Can you copy out the data exactly? Leave the images out.
------------------------------------------------------------
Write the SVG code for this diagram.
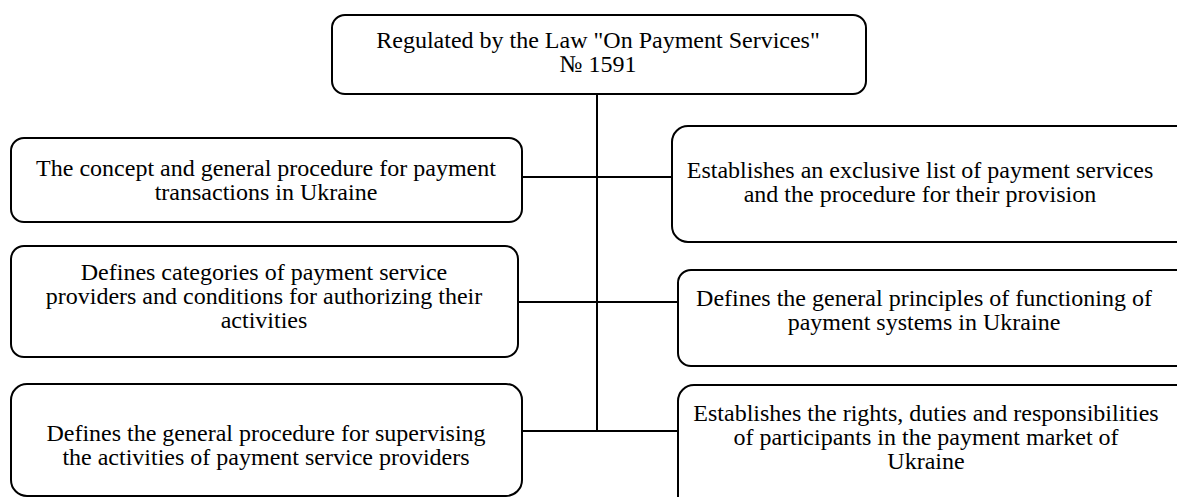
<svg xmlns="http://www.w3.org/2000/svg" width="1177" height="497" viewBox="0 0 1177 497">
<style>
.box{fill:#fff;stroke:#000;stroke-width:2}
text{font-family:'Liberation Serif','Times New Roman',serif;font-size:24px;fill:#000;text-anchor:middle}
.c{stroke:#000;stroke-width:2;fill:none}
</style>
<rect width="1177" height="497" fill="#fff"/>
<g id="connectors">
<line class="c" x1="597" y1="94" x2="597" y2="431"/>
<line class="c" x1="522" y1="177" x2="672" y2="177"/>
<line class="c" x1="518" y1="302" x2="678" y2="302"/>
<line class="c" x1="522" y1="431" x2="678" y2="431"/>
</g>
<g id="top">
<rect class="box" x="332" y="15" width="534" height="79" rx="13"/>
<text x="598" y="48">Regulated by the Law "On Payment Services"</text>
<text x="598" y="72">№ 1591</text>
</g>
<g id="l1">
<rect class="box" x="11" y="138" width="511" height="84" rx="13"/>
<text x="266" y="176">The concept and general procedure for payment</text>
<text x="266" y="200">transactions in Ukraine</text>
</g>
<g id="r1">
<rect class="box" x="672" y="126" width="520" height="116" rx="16"/>
<text x="920" y="178">Establishes an exclusive list of payment services</text>
<text x="920" y="202">and the procedure for their provision</text>
</g>
<g id="l2">
<rect class="box" x="11" y="246" width="507" height="111" rx="13"/>
<text x="264" y="280">Defines categories of payment service</text>
<text x="264" y="304">providers and conditions for authorizing their</text>
<text x="264" y="328">activities</text>
</g>
<g id="r2">
<rect class="box" x="678" y="270" width="514" height="96" rx="13"/>
<text x="924" y="306">Defines the general principles of functioning of</text>
<text x="924" y="330">payment systems in Ukraine</text>
</g>
<g id="l3">
<rect class="box" x="11" y="384" width="511" height="112" rx="16"/>
<text x="266" y="441">Defines the general procedure for supervising</text>
<text x="266" y="465">the activities of payment service providers</text>
</g>
<g id="r3">
<rect class="box" x="678" y="385" width="514" height="130" rx="16"/>
<text x="926" y="421">Establishes the rights, duties and responsibilities</text>
<text x="926" y="445">of participants in the payment market of</text>
<text x="926" y="469">Ukraine</text>
</g>
</svg>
------------------------------------------------------------
Exercise output:
Write the SVG code for this diagram.
<svg xmlns="http://www.w3.org/2000/svg" width="1177" height="497" viewBox="0 0 1177 497">
<style>
.box{fill:#fff;stroke:#000;stroke-width:2}
text{font-family:'Liberation Serif','Times New Roman',serif;font-size:24px;fill:#000;text-anchor:middle}
.c{stroke:#000;stroke-width:2;fill:none}
</style>
<rect width="1177" height="497" fill="#fff"/>
<g id="connectors">
<line class="c" x1="597" y1="94" x2="597" y2="431"/>
<line class="c" x1="522" y1="177" x2="672" y2="177"/>
<line class="c" x1="518" y1="302" x2="678" y2="302"/>
<line class="c" x1="522" y1="431" x2="678" y2="431"/>
</g>
<g id="top">
<rect class="box" x="332" y="15" width="534" height="79" rx="13"/>
<text x="598" y="48">Regulated by the Law "On Payment Services"</text>
<text x="598" y="72">№ 1591</text>
</g>
<g id="l1">
<rect class="box" x="11" y="138" width="511" height="84" rx="13"/>
<text x="266" y="176">The concept and general procedure for payment</text>
<text x="266" y="200">transactions in Ukraine</text>
</g>
<g id="r1">
<rect class="box" x="672" y="126" width="520" height="116" rx="16"/>
<text x="920" y="178">Establishes an exclusive list of payment services</text>
<text x="920" y="202">and the procedure for their provision</text>
</g>
<g id="l2">
<rect class="box" x="11" y="246" width="507" height="111" rx="13"/>
<text x="264" y="280">Defines categories of payment service</text>
<text x="264" y="304">providers and conditions for authorizing their</text>
<text x="264" y="328">activities</text>
</g>
<g id="r2">
<rect class="box" x="678" y="270" width="514" height="96" rx="13"/>
<text x="924" y="306">Defines the general principles of functioning of</text>
<text x="924" y="330">payment systems in Ukraine</text>
</g>
<g id="l3">
<rect class="box" x="11" y="384" width="511" height="112" rx="16"/>
<text x="266" y="441">Defines the general procedure for supervising</text>
<text x="266" y="465">the activities of payment service providers</text>
</g>
<g id="r3">
<rect class="box" x="678" y="385" width="514" height="130" rx="16"/>
<text x="926" y="421">Establishes the rights, duties and responsibilities</text>
<text x="926" y="445">of participants in the payment market of</text>
<text x="926" y="469">Ukraine</text>
</g>
</svg>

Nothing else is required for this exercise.